AIM OF THE EXERCISE:
Look at the data below and print exactly the lines from its first line through the line with "40000, 100000, 200000]"; the pictures stay out of the copy.
++++++++++++++++++++
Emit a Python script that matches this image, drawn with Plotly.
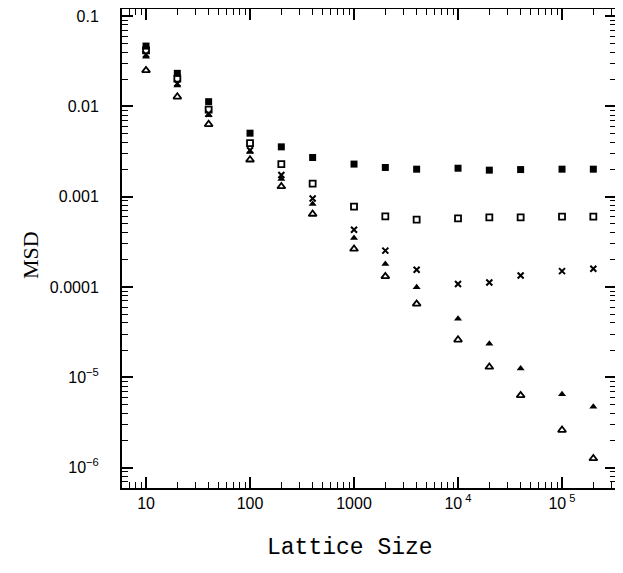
import plotly.graph_objects as go

lattice_size = [10, 20, 40, 100, 200, 400, 1000, 2000, 4000, 10000, 20000, 40000, 100000, 200000]

msd_filled_square = [0.0467, 0.0233, 0.0113, 0.00506, 0.00357, 0.00272, 0.0023, 0.00211, 0.00202,
                     0.00207, 0.00197, 0.0020, 0.00202, 0.00202]
msd_open_square = [0.0418, 0.0203, 0.00923, 0.00392, 0.0023, 0.0014, 0.000776, 0.000607, 0.000557,
                   0.000577, 0.00059, 0.00059, 0.000601, 0.000601]
msd_cross = [0.0377, 0.018, 0.0083, 0.00328, 0.00174, 0.000958, 0.000431, 0.000253, 0.000155,
             0.000108, 0.000112, 0.000134, 0.000150, 0.000159]
msd_filled_triangle = [0.0355, 0.0171, 0.0080, 0.00314, 0.00157, 0.00083, 0.00035, 0.00018, 9.96e-5,
                       4.45e-5, 2.35e-5, 1.25e-5, 6.5e-6, 4.7e-6]
msd_open_triangle = [0.0251, 0.0128, 0.00635, 0.00257, 0.0013, 0.000644, 0.000264, 0.000131, 6.5e-5,
                     2.6e-5, 1.3e-5, 6.3e-6, 2.6e-6, 1.26e-6]

x_tick_vals = [10, 100, 1000, 10000, 100000]
x_tick_text = ["10", "100", "1000", "10<sup> 4</sup>", "10<sup> 5</sup>"]
y_tick_vals = [0.1, 0.01, 0.001, 0.0001, 1e-5, 1e-6]
y_tick_text = ["0.1", "0.01", "0.001", "0.0001", "10<sup>−5</sup>", "10<sup>−6</sup>"]

x_minor = [m * 10 ** e for e in range(0, 6) for m in range(2, 10)]
y_minor = [m * 10.0 ** e for e in range(-7, 0) for m in range(2, 10)]

series = [
    (msd_filled_square, "square", 7, 0),
    (msd_open_square, "square-open", 6, 1.8),
    (msd_cross, "x-thin-open", 6, 2),
    (msd_filled_triangle, "triangle-up", 7, 0),
    (msd_open_triangle, "triangle-up-open", 7, 1.8),
]

fig = go.Figure()
for ys, sym, size, lw in series:
    fig.add_trace(go.Scatter(
        x=lattice_size, y=ys, mode="markers",
        marker=dict(symbol=sym, size=size, color="black",
                    line=dict(color="black", width=lw)),
        showlegend=False,
    ))

tick_font = dict(family="Liberation Sans, Arial, sans-serif", size=16, color="black")
axis_common = dict(
    type="log", showgrid=False, zeroline=False, automargin=False,
    showline=True, linecolor="black", linewidth=2, mirror="ticks",
    ticks="inside", ticklen=11, tickwidth=1.5, tickcolor="black",
    tickmode="array", tickfont=tick_font, ticklabeloverflow="allow",
)

fig.update_xaxes(
    **axis_common,
    range=[0.769, 5.519],
    tickvals=x_tick_vals, ticktext=x_tick_text,
    ticklabelstandoff=0,
    minor=dict(ticks="inside", ticklen=6, tickwidth=1.2, tickcolor="black",
               tickmode="array", tickvals=x_minor, showgrid=False),
)
fig.update_yaxes(
    **axis_common,
    range=[-6.227, -0.92],
    tickvals=y_tick_vals, ticktext=y_tick_text,
    ticklabelstandoff=18,
    minor=dict(ticks="inside", ticklen=6, tickwidth=1.2, tickcolor="black",
               tickmode="array", tickvals=y_minor, showgrid=False),
)

fig.add_annotation(
    text="Lattice Size", xref="paper", yref="paper",
    x=(350 - 122) / (616 - 122), y=-(548 - 488) / (488 - 9),
    showarrow=False, xanchor="center", yanchor="middle",
    font=dict(family="Liberation Mono, Courier New, monospace", size=23, color="black"),
)
fig.add_annotation(
    text="MSD", xref="paper", yref="paper",
    x=-(122 - 30) / (616 - 122), y=(488 - 255) / (488 - 9),
    showarrow=False, xanchor="center", yanchor="middle", textangle=-90,
    font=dict(family="Liberation Serif, Times New Roman, serif", size=22, color="black"),
)

fig.update_layout(
    width=623, height=573,
    margin=dict(l=114, r=15, t=1, b=93),
    paper_bgcolor="white", plot_bgcolor="white",
)

fig.write_html("out.html")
++++++++++++++++++++
CORRECT OUTPUT:
Emit a Python script that matches this image, drawn with Plotly.
import plotly.graph_objects as go

lattice_size = [10, 20, 40, 100, 200, 400, 1000, 2000, 4000, 10000, 20000, 40000, 100000, 200000]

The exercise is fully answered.